Glutamate receptor dynamics, structure and function at synapses

Information transfer and storage in the nervous system occurs at synapses. Ionotropic glutamate receptors mediate the majority of excitatory signal transmission; AMPA-type glutamate-receptors (AMPARs) also centrally contribute to synaptic plasticity, a process that underlies learning. Malfunction of these receptors underlies various neurological disorders such as epilepsy and neurodegeneration. My lab is utilizing various approaches, including structural biology, cell biology, electrophysiology and super-resolution imaging to understand mechanisms underlying AMPA-R regulation and signalling at synapses.

We will be capitalising on our structural and functional data to explore regulation of synaptic AMPA-R positioning via its large N-terminal domain (NTD) (Herguedas al., 2016; Watson et al., 2017) to ultimately understand how AMPAR are slotted into synapses during synaptic plasticity/learning.

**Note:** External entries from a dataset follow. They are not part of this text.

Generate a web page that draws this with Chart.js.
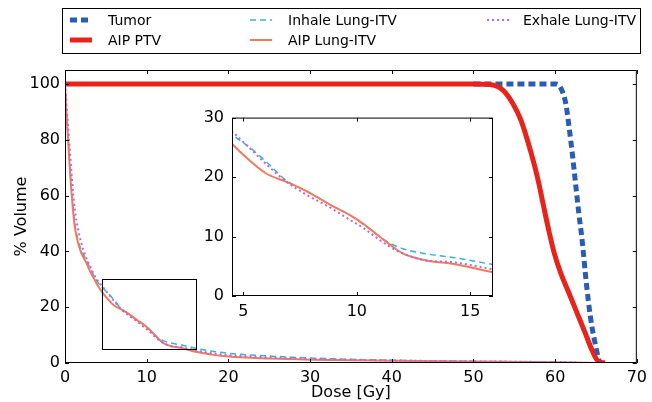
<!DOCTYPE html>
<html>
<head>
<meta charset="utf-8">
<script src="https://cdn.jsdelivr.net/npm/chart.js@4.4.0/dist/chart.umd.min.js"></script>
<style>
  html, body { margin: 0; padding: 0; background: #fff; }
  #wrap { position: relative; width: 652px; height: 402px; }
  #main { position: absolute; left: 0; top: 0; width: 652px; height: 402px; }
  #inset { position: absolute; left: 195px; top: 100px; width: 305px; height: 220px; }
</style>
</head>
<body>
<div id="wrap">
  <canvas id="main" width="652" height="402"></canvas>
  <canvas id="inset" width="305" height="220"></canvas>
</div>
<script>
// DVH curves (dose in Gy, % volume)
// tumor is hidden under the PTV line below ~50 Gy, so it starts there
const tumorDose = [50, 60.1, 60.7, 61.3, 61.7, 62.1, 62.5, 62.9, 63.3, 63.7, 64.1, 64.5, 64.9, 65.3, 65.5];
const tumorVol  = [100, 100, 98.5, 93, 84.7, 75.1, 64.4, 53.6, 44.1, 32.1, 21.4, 13.0, 7.0, 1.7, 0];

const ptvDose = [0, 50, 52, 53.6, 54.8, 55.8, 56.6, 57.4, 58.0, 58.6, 59.3, 59.9, 60.7, 61.7, 62.7, 63.7, 64.5, 65.3, 66.1];
const ptvVol  = [100, 100, 99.8, 97.8, 93.1, 87.1, 79.9, 71.6, 64.4, 56.0, 46.5, 39.3, 32.1, 25.0, 17.8, 10.6, 4.7, 0.5, 0];

const lungDose   = [0, 0.2, 0.4, 0.6, 0.8, 1.0, 1.2, 1.6, 2.0, 2.5, 3.0, 3.5, 4.0, 4.5, 5.3, 6.0, 6.9, 7.8, 8.9, 9.7, 10.3, 10.9, 11.4, 12.0, 12.9, 14.4, 16, 18, 20, 25, 30, 40, 50, 60, 65];
const inhaleVol  = [100, 89, 80, 70, 62, 55.5, 50, 44, 40.5, 37.5, 34.5, 31.5, 29, 27.2, 24.9, 22.6, 19.4, 17.6, 15.2, 13.6, 12.0, 10.3, 9.0, 8.0, 7.2, 6.4, 5.3, 4.2, 3.5, 2.5, 1.8, 1.0, 0.6, 0.3, 0];
const aipLungVol = [100, 88, 79, 69, 61, 54, 48.7, 43, 39.4, 36.5, 33.3, 30.5, 27.8, 25.6, 22.7, 20.6, 19.2, 17.6, 15.2, 13.6, 12.1, 10.3, 8.8, 7.2, 6.1, 5.3, 4.0, 3.0, 2.3, 1.6, 1.2, 0.8, 0.5, 0.3, 0];
const exhaleVol  = [100, 92, 84, 76, 68, 61, 55, 48, 43, 38.5, 35, 32, 29.5, 27.7, 24.8, 22.2, 19.2, 17.0, 14.7, 12.8, 11.4, 9.7, 8.4, 7.2, 6.1, 5.6, 4.5, 3.5, 2.8, 2.0, 1.5, 0.9, 0.6, 0.3, 0];

const mainXTicks  = [0, 10, 20, 30, 40, 50, 60, 70];
const mainYTicks  = [0, 20, 40, 60, 80, 100];
const insetXTicks = [5, 10, 15];
const insetYTicks = [0, 10, 20, 30];
const zoomBox = { x0: 4.5, x1: 16, y0: 5, y1: 30 };

const FONT = 'DejaVu Sans';
const pts = (xs, ys) => xs.map((x, i) => ({ x, y: ys[i] }));

function makeDatasets() {
  return [
    { label: 'Tumor', data: pts(tumorDose, tumorVol), borderColor: '#2b5cb5', borderWidth: 5, borderDash: [7, 4], order: 4 },
    { label: 'AIP PTV', data: pts(ptvDose, ptvVol), borderColor: '#e8231c', borderWidth: 5, order: 3 },
    { label: 'Inhale Lung-ITV', data: pts(lungDose, inhaleVol), borderColor: '#35b4d4', borderWidth: 1.5, borderDash: [6, 4], order: 2 },
    { label: 'AIP Lung-ITV', data: pts(lungDose, aipLungVol), borderColor: '#f27a5c', borderWidth: 2, order: 1 },
    { label: 'Exhale Lung-ITV', data: pts(lungDose, exhaleVol), borderColor: '#b86ad8', borderWidth: 2, borderDash: [2, 3], order: 0 },
  ].map(d => Object.assign({
    pointRadius: 0, fill: false, tension: 0, cubicInterpolationMode: 'monotone',
    borderCapStyle: 'butt', borderJoinStyle: 'round'
  }, d));
}

// box round the axes + inward ticks on all four sides (matplotlib look)
const framePlugin = {
  id: 'frame',
  afterDraw(chart) {
    const { ctx, chartArea: a, scales: { x, y } } = chart;
    const line = (x1, y1, x2, y2) => { ctx.beginPath(); ctx.moveTo(x1, y1); ctx.lineTo(x2, y2); ctx.stroke(); };
    ctx.save();
    ctx.strokeStyle = '#000';
    ctx.lineWidth = 1;
    ctx.strokeRect(a.left + 0.5, a.top + 0.5, a.width - 1, a.height - 1);
    x.ticks.forEach(t => {
      const px = Math.round(x.getPixelForValue(t.value)) + 0.5;
      line(px, a.bottom, px, a.bottom - 4);
      line(px, a.top, px, a.top + 4);
    });
    y.ticks.forEach(t => {
      const py = Math.round(y.getPixelForValue(t.value)) + 0.5;
      line(a.left, py, a.left + 4, py);
      line(a.right, py, a.right - 4, py);
    });
    ctx.restore();
  }
};

const zoomBoxPlugin = {
  id: 'zoomBox',
  afterDatasetsDraw(chart) {
    const { ctx, scales: { x, y } } = chart;
    const l = Math.round(x.getPixelForValue(zoomBox.x0)) + 0.5;
    const r = Math.round(x.getPixelForValue(zoomBox.x1)) + 0.5;
    const t = Math.round(y.getPixelForValue(zoomBox.y1)) + 0.5;
    const b = Math.round(y.getPixelForValue(zoomBox.y0)) + 0.5;
    ctx.save();
    ctx.strokeStyle = '#000';
    ctx.lineWidth = 1;
    ctx.strokeRect(l, t, r - l, b - t);
    ctx.restore();
  }
};

// matplotlib style legend, 3 columns filled top to bottom
const legendPlugin = {
  id: 'mplLegend',
  afterDraw(chart) {
    const { ctx } = chart;
    const slots = [[0, 0], [0, 1], [1, 0], [1, 1], [2, 0]];
    const colX = [70, 250, 487];
    const rowY = [20, 40];
    ctx.save();
    ctx.strokeStyle = '#000';
    ctx.lineWidth = 1;
    ctx.fillStyle = '#fff';
    ctx.fillRect(62.5, 8.5, 578, 45);
    ctx.strokeRect(62.5, 8.5, 578, 45);
    ctx.font = '14px "' + FONT + '"';
    ctx.textBaseline = 'middle';
    chart.data.datasets.forEach((ds, i) => {
      const [c, r] = slots[i];
      const x0 = colX[c], yy = rowY[r];
      ctx.save();
      ctx.strokeStyle = ds.borderColor;
      ctx.lineWidth = ds.borderWidth;
      ctx.lineCap = 'butt';
      ctx.setLineDash(ds.borderDash || []);
      ctx.beginPath();
      ctx.moveTo(x0, yy);
      ctx.lineTo(x0 + 22, yy);
      ctx.stroke();
      ctx.restore();
      ctx.fillStyle = '#000';
      ctx.fillText(ds.label, x0 + 38 - (c === 2 ? 2 : 0), yy + 1);
    });
    ctx.restore();
  }
};

const whiteAreaPlugin = {
  id: 'whiteArea',
  beforeDraw(chart) {
    const { ctx, chartArea: a } = chart;
    ctx.save();
    ctx.fillStyle = '#fff';
    ctx.fillRect(a.left, a.top, a.width, a.height);
    ctx.restore();
  }
};

const tickFont = { family: FONT, size: 16 };

new Chart(document.getElementById('main'), {
  type: 'line',
  data: { datasets: makeDatasets() },
  options: {
    responsive: false,
    animation: false,
    layout: { padding: { left: 0, right: 11, top: 70, bottom: 0 } },
    plugins: { legend: { display: false }, tooltip: { enabled: false } },
    scales: {
      x: {
        type: 'linear', min: 0, max: 70,
        afterBuildTicks: s => { s.ticks = mainXTicks.map(v => ({ value: v })); },
        afterFit: s => { s.height = 39; },
        grid: { display: false, drawTicks: false },
        border: { display: false },
        ticks: { font: tickFont, color: '#000', padding: 5, maxRotation: 0 },
        title: { display: true, text: 'Dose [Gy]', font: { family: FONT, size: 16 }, color: '#000', padding: { top: 0, bottom: 0 } }
      },
      y: {
        type: 'linear', min: 0, max: 105,
        afterBuildTicks: s => { s.ticks = mainYTicks.map(v => ({ value: v })); },
        afterFit: s => { s.width = 65; },
        grid: { display: false, drawTicks: false },
        border: { display: false },
        ticks: { font: tickFont, color: '#000', padding: 5 },
        title: { display: true, text: '% Volume', font: { family: FONT, size: 16 }, color: '#000', padding: { top: 12, bottom: 0 } }
      }
    }
  },
  plugins: [framePlugin, zoomBoxPlugin, legendPlugin]
});

new Chart(document.getElementById('inset'), {
  type: 'line',
  data: { datasets: makeDatasets() },
  options: {
    responsive: false,
    animation: false,
    layout: { padding: { left: 0, right: 7, top: 12, bottom: 0 } },
    plugins: { legend: { display: false }, tooltip: { enabled: false } },
    scales: {
      x: {
        type: 'linear', min: 4.5, max: 16,
        afterBuildTicks: s => { s.ticks = insetXTicks.map(v => ({ value: v })); },
        afterFit: s => { s.height = 24; },
        grid: { display: false, drawTicks: false },
        border: { display: false },
        ticks: { font: tickFont, color: '#000', padding: 6, maxRotation: 0 }
      },
      y: {
        type: 'linear', min: 0, max: 30,
        afterBuildTicks: s => { s.ticks = insetYTicks.map(v => ({ value: v })); },
        afterFit: s => { s.width = 37; },
        grid: { display: false, drawTicks: false },
        border: { display: false },
        ticks: { font: tickFont, color: '#000', padding: 8 }
      }
    }
  },
  plugins: [whiteAreaPlugin, framePlugin]
});
</script>
</body>
</html>
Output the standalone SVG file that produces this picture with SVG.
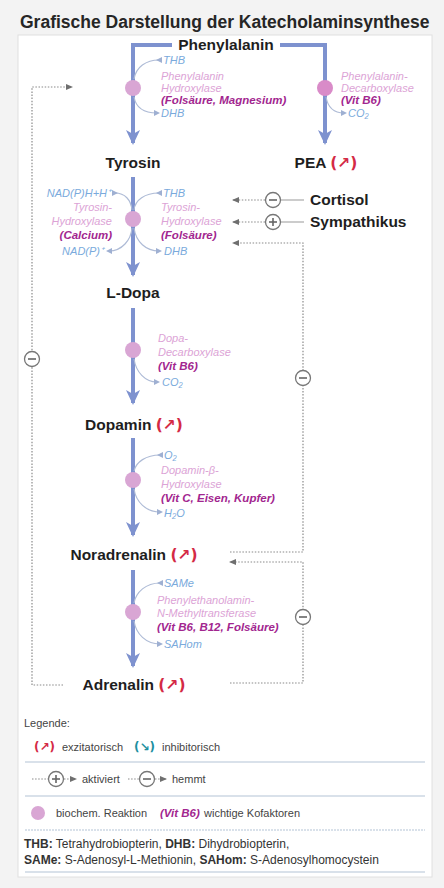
<svg xmlns="http://www.w3.org/2000/svg" width="444" height="888" viewBox="0 0 444 888">
<style>
text{font-family:"Liberation Sans",Arial,sans-serif}
.title{font-weight:bold;font-size:17.5px;fill:#262626}
.node{font-weight:bold;font-size:15.5px;fill:#1e1e1e}
.exc{fill:#d42a45;font-family:"DejaVu Sans","Liberation Sans",sans-serif;font-weight:bold}
.inh{fill:#1d8fa0;font-family:"DejaVu Sans","Liberation Sans",sans-serif;font-weight:bold}
.enz{font-style:italic;font-size:11px;fill:#dca3d6}
.cof{font-style:italic;font-weight:bold;font-size:11.5px;fill:#a2268f}
.mol{font-style:italic;font-size:11px;fill:#7aaadc}
.main{stroke:#7e92cf;stroke-width:4;fill:none}
.cf{stroke:#aebbd6;stroke-width:1.2;fill:none}
.dot{stroke:#8a8a8a;stroke-width:1.2;stroke-dasharray:1.5 1.6;fill:none}
.rx{fill:#d9a6d4}
.sym{fill:#fff;stroke:#777;stroke-width:1.3}
.bar{stroke:#666;stroke-width:1.6}
.solid{stroke:#999;stroke-width:1}
.leg{font-size:11px;fill:#444}
.sep{stroke:#cdd7e3;stroke-width:1.5}
.foot{font-size:12px;fill:#333}
</style>
<defs>
<marker id="mainArrow" markerUnits="userSpaceOnUse" markerWidth="16" markerHeight="16" viewBox="0 0 16 16" refX="13" refY="8" orient="auto">
<path d="M0,1 L15,8 L0,15 L4,8 z" fill="#7e92cf"/>
</marker>
<marker id="cfArrow" markerUnits="userSpaceOnUse" markerWidth="6" markerHeight="6" viewBox="0 0 6 6" refX="3" refY="3" orient="auto">
<path d="M0,0 L6,3 L0,6 z" fill="#9fb0d2"/>
</marker>
<marker id="dotArrow" markerUnits="userSpaceOnUse" markerWidth="7" markerHeight="7" viewBox="0 0 7 7" refX="6" refY="3.5" orient="auto">
<path d="M0,0.5 L7,3.5 L0,6.5 z" fill="#6f6f6f"/>
</marker>
<g id="minusSym"><circle class="sym" r="7.5"/><line class="bar" x1="-4" y1="0" x2="4" y2="0"/></g>
<g id="plusSym"><circle class="sym" r="7.5"/><line class="bar" x1="-4" y1="0" x2="4" y2="0"/><line class="bar" x1="0" y1="-4" x2="0" y2="4"/></g>
</defs>

<rect x="0" y="0" width="444" height="888" fill="#f3f3f3"/>
<rect x="18" y="35" width="414" height="842" fill="#ffffff" stroke="#e0e0e0"/>
<text class="title" x="20" y="28">Grafische Darstellung der Katecholaminsynthese</text>

<g id="connectors">
<path class="main" d="M172,45 H133 V143" marker-end="url(#mainArrow)"/>
<path class="main" d="M280,45 H325 V143" marker-end="url(#mainArrow)"/>
<path class="main" d="M133,177 V275" marker-end="url(#mainArrow)"/>
<path class="main" d="M133,308 V403" marker-end="url(#mainArrow)"/>
<path class="main" d="M133,438 V535" marker-end="url(#mainArrow)"/>
<path class="main" d="M133,570 V666" marker-end="url(#mainArrow)"/>
<path class="dot" d="M63,685 H32 V87 H72" marker-end="url(#dotArrow)"/>
<path class="dot" d="M230,552 H303 V243 H233" marker-end="url(#dotArrow)"/>
<path class="dot" d="M230,683 H303 V562 H230" marker-end="url(#dotArrow)"/>
<path class="dot" d="M265,200 H233" marker-end="url(#dotArrow)"/>
<path class="dot" d="M265,222 H233" marker-end="url(#dotArrow)"/>
<line class="solid" x1="281" y1="200" x2="304" y2="200"/>
<line class="solid" x1="281" y1="222" x2="304" y2="222"/>
<use href="#minusSym" x="32" y="359"/>
<use href="#minusSym" x="303" y="378"/>
<use href="#minusSym" x="303" y="617"/>
<use href="#minusSym" x="273" y="200"/>
<use href="#plusSym" x="273" y="222"/>
</g>

<g id="node-phenylalanin"><text class="node" x="226" y="50" text-anchor="middle">Phenylalanin</text></g>
<g id="node-tyrosin"><text class="node" x="133" y="168" text-anchor="middle">Tyrosin</text></g>
<g id="node-pea"><text class="node" x="326" y="168" text-anchor="middle">PEA <tspan class="exc">(↗)</tspan></text></g>
<g id="node-ldopa"><text class="node" x="133" y="298" text-anchor="middle">L-Dopa</text></g>
<g id="node-dopamin"><text class="node" x="134" y="430" text-anchor="middle">Dopamin <tspan class="exc">(↗)</tspan></text></g>
<g id="node-noradrenalin"><text class="node" x="134" y="560" text-anchor="middle">Noradrenalin <tspan class="exc">(↗)</tspan></text></g>
<g id="node-adrenalin"><text class="node" x="134" y="690" text-anchor="middle">Adrenalin <tspan class="exc">(↗)</tspan></text></g>
<g id="node-cortisol"><text class="node" x="310" y="205">Cortisol</text></g>
<g id="node-sympathikus"><text class="node" x="310" y="227">Sympathikus</text></g>

<g id="enzyme-pah">
<circle class="rx" cx="133" cy="88" r="8"/>
<path class="cf" d="M159,60 C146,60 136,67 134,79" marker-start="url(#cfArrow)"/>
<path class="cf" d="M134,97 C136,108 145,113 157,113" marker-end="url(#cfArrow)"/>
<text class="mol" x="163" y="64">THB</text>
<text class="enz" x="161" y="80">Phenylalanin</text>
<text class="enz" x="161" y="92">Hydroxylase</text>
<text class="cof" x="161" y="104">(Folsäure, Magnesium)</text>
<text class="mol" x="161" y="117">DHB</text>
</g>

<g id="enzyme-paad">
<circle cx="325" cy="88" r="8" fill="#d98bc8"/>
<path class="cf" d="M326,97 C328,108 335,113 344,113" marker-end="url(#cfArrow)"/>
<text class="enz" x="341" y="80">Phenylalanin-</text>
<text class="enz" x="341" y="92">Decarboxylase</text>
<text class="cof" x="341" y="104">(Vit B6)</text>
<text class="mol" x="348" y="117">CO₂</text>
</g>

<g id="enzyme-th">
<circle class="rx" cx="133" cy="219" r="8"/>
<path class="cf" d="M115,193 C125,193 131,200 132,210" marker-start="url(#cfArrow)"/>
<path class="cf" d="M132,228 C131,240 122,251 109,251" marker-end="url(#cfArrow)"/>
<path class="cf" d="M159,193 C145,193 135,200 134,210" marker-start="url(#cfArrow)"/>
<path class="cf" d="M134,228 C136,242 146,251 159,251" marker-end="url(#cfArrow)"/>
<text class="mol" x="111" y="197" text-anchor="end">NAD(P)H+H⁺</text>
<text class="enz" x="112" y="211" text-anchor="end">Tyrosin-</text>
<text class="enz" x="112" y="225" text-anchor="end">Hydroxylase</text>
<text class="cof" x="112" y="239" text-anchor="end">(Calcium)</text>
<text class="mol" x="104" y="255" text-anchor="end">NAD(P)⁺</text>
<text class="mol" x="163" y="197">THB</text>
<text class="enz" x="161" y="211">Tyrosin-</text>
<text class="enz" x="161" y="225">Hydroxylase</text>
<text class="cof" x="161" y="239">(Folsäure)</text>
<text class="mol" x="164" y="255">DHB</text>
</g>

<g id="enzyme-ddc">
<circle class="rx" cx="133" cy="350" r="8"/>
<path class="cf" d="M134,359 C136,372 145,382 157,382" marker-end="url(#cfArrow)"/>
<text class="enz" x="158" y="342">Dopa-</text>
<text class="enz" x="158" y="356">Decarboxylase</text>
<text class="cof" x="158" y="370">(Vit B6)</text>
<text class="mol" x="162" y="386">CO₂</text>
</g>

<g id="enzyme-dbh">
<circle class="rx" cx="133" cy="480" r="8"/>
<path class="cf" d="M160,455 C146,455 136,462 134,471" marker-start="url(#cfArrow)"/>
<path class="cf" d="M134,489 C136,502 146,512 160,512" marker-end="url(#cfArrow)"/>
<text class="mol" x="164" y="459">O₂</text>
<text class="enz" x="161" y="474">Dopamin-β-</text>
<text class="enz" x="161" y="488">Hydroxylase</text>
<text class="cof" x="161" y="502">(Vit C, Eisen, Kupfer)</text>
<text class="mol" x="164" y="517">H₂O</text>
</g>

<g id="enzyme-pnmt">
<circle class="rx" cx="133" cy="612" r="8"/>
<path class="cf" d="M160,583 C146,583 136,592 134,603" marker-start="url(#cfArrow)"/>
<path class="cf" d="M134,621 C136,634 146,644 160,644" marker-end="url(#cfArrow)"/>
<text class="mol" x="164" y="587">SAMe</text>
<text class="enz" x="157" y="604">Phenylethanolamin-</text>
<text class="enz" x="157" y="617">N-Methyltransferase</text>
<text class="cof" x="157" y="631">(Vit B6, B12, Folsäure)</text>
<text class="mol" x="164" y="648">SAHom</text>
</g>

<g id="legend">
<text class="leg" x="24" y="727">Legende:</text>
<text class="leg" x="34" y="751"><tspan class="exc" font-size="12">(↗)</tspan></text>
<text class="leg" x="62" y="751">exzitatorisch</text>
<text class="leg" x="134" y="751"><tspan class="inh" font-size="12">(↘)</tspan></text>
<text class="leg" x="162" y="751">inhibitorisch</text>
<line class="sep" x1="25" y1="762" x2="425" y2="762"/>
<path class="dot" d="M32,779 H48"/>
<use href="#plusSym" x="56" y="779"/>
<path class="dot" d="M64,779 H76" marker-end="url(#dotArrow)"/>
<text class="leg" x="82" y="783">aktiviert</text>
<path class="dot" d="M128,779 H139"/>
<use href="#minusSym" x="147" y="779"/>
<path class="dot" d="M155,779 H166" marker-end="url(#dotArrow)"/>
<text class="leg" x="172" y="783">hemmt</text>
<line class="sep" x1="25" y1="796" x2="425" y2="796"/>
<circle class="rx" cx="38" cy="813" r="7"/>
<text class="leg" x="56" y="817">biochem. Reaktion</text>
<text class="cof" x="160" y="817" font-size="10.5">(Vit B6)</text>
<text class="leg" x="204" y="817">wichtige Kofaktoren</text>
<line class="sep" x1="25" y1="830" x2="425" y2="830" stroke-dasharray="2 1"/>
<text class="foot" x="24" y="848"><tspan font-weight="bold">THB:</tspan> Tetrahydrobiopterin, <tspan font-weight="bold">DHB:</tspan> Dihydrobiopterin,</text>
<text class="foot" x="24" y="864"><tspan font-weight="bold">SAMe:</tspan> S-Adenosyl-L-Methionin, <tspan font-weight="bold">SAHom:</tspan> S-Adenosylhomocystein</text>
<line class="sep" x1="25" y1="872" x2="425" y2="872"/>
</g>
</svg>
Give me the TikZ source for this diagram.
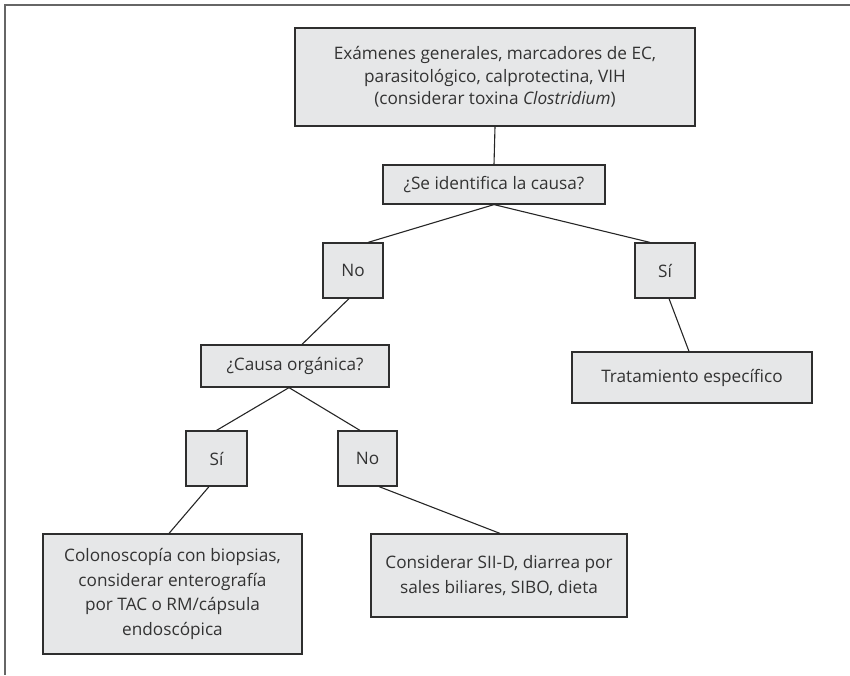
\documentclass[tikz,border=0pt]{standalone}
\usepackage{fontspec}
\setmainfont{Open Sans}
\begin{document}
\begin{tikzpicture}[x=1pt,y=-1pt,
  box/.style={draw=boxline,fill=boxfill,line width=1.2pt,inner sep=0pt,
    align=center,text=txt,font=\fontsize{17.2}{22.5}\selectfont},
  widebox/.style={box,font=\fontsize{17.2}{24.5}\selectfont},
  link/.style={draw=black!85,line width=1.1pt},
  frame/.style={draw=black!60,line width=2.2pt}]
\definecolor{boxfill}{HTML}{E6E7E8}
\definecolor{boxline}{HTML}{2E2E2E}
\definecolor{txt}{HTML}{333333}
\useasboundingbox (0,0) rectangle (850,675);
% outer frame (top and left rules)
\coordinate (fTL) at (5,5);
\coordinate (fTR) at (850,5);
\coordinate (fBL) at (5,675);
\draw[frame] (fTR) -- (fTL) -- (fBL);
% boxes
\node[box,minimum width=400pt,minimum height=98pt] (start) at (495,77)
  {Exámenes generales, marcadores de EC,\\parasitológico, calprotectina, VIH\\(considerar toxina \textit{Clostridium})};
\node[box,minimum width=222pt,minimum height=39pt] (q1) at (494,184.5) {¿Se identifica la causa?};
\node[box,minimum width=60pt,minimum height=55pt] (no1) at (353,270.5) {No};
\node[box,minimum width=60pt,minimum height=55pt] (si1) at (665,270.5) {Sí};
\node[box,minimum width=240pt,minimum height=51pt] (trat) at (692,377.5) {Tratamiento específico};
\node[box,minimum width=188pt,minimum height=42pt] (q2) at (295,366) {¿Causa orgánica?};
\node[box,minimum width=61pt,minimum height=55pt] (si2) at (216.5,458.5) {Sí};
\node[box,minimum width=59pt,minimum height=55pt] (no2) at (367.5,458.5) {No};
\node[widebox,minimum width=259pt,minimum height=120pt] (colon) at (172.5,594)
  {Colonoscopía con biopsias,\\considerar enterografía\\por TAC o RM/cápsula\\endoscópica};
\node[widebox,minimum width=256pt,minimum height=83pt] (cons) at (499,575.5)
  {Considerar SII-D, diarrea por\\sales biliares, SIBO, dieta};
% connectors
\draw[link] (start.south) -- (q1.north);
\draw[link] (q1.south) -- ([xshift=15pt]no1.north);
\draw[link] (q1.south) -- ([xshift=-15pt]si1.north);
\draw[link] ([xshift=4pt]si1.south) -- ([xshift=-3pt]trat.north);
\draw[link] ([xshift=-4pt]no1.south) -- ([xshift=7pt]q2.north);
\draw[link] ([xshift=-6pt]q2.south) -- (si2.north);
\draw[link] ([xshift=-6pt]q2.south) -- ([xshift=-7.5pt]no2.north);
\draw[link] ([xshift=-7.5pt]si2.south) -- ([xshift=-3.5pt]colon.north);
\draw[link] ([xshift=11.5pt]no2.south) -- ([xshift=1pt]cons.north);
\end{tikzpicture}
\end{document}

This will include:

A combination of super-resolution microscopy (3D-STORM) and slice electrophysiology/optogenetics to study how the NTD, via interactions with synaptic proteins (Garcia-Nafria et al., 2016), including AMPA-R auxiliary subunits (Cais et al., 2014), impacts AMPAR recruitment to and clustering at synapses during plasticity.
Using cryo-EM (electron-cryo microscopy), we will sample the AMPAR conformational spectrum (Herguedas et al., 2016), how this is influenced by various AMPAR auxiliary proteins during the gating cycle (Greger et al.,2017). This project also seeks to study AMPAR conformations in situ, using tomographic approaches in HEK293 cells.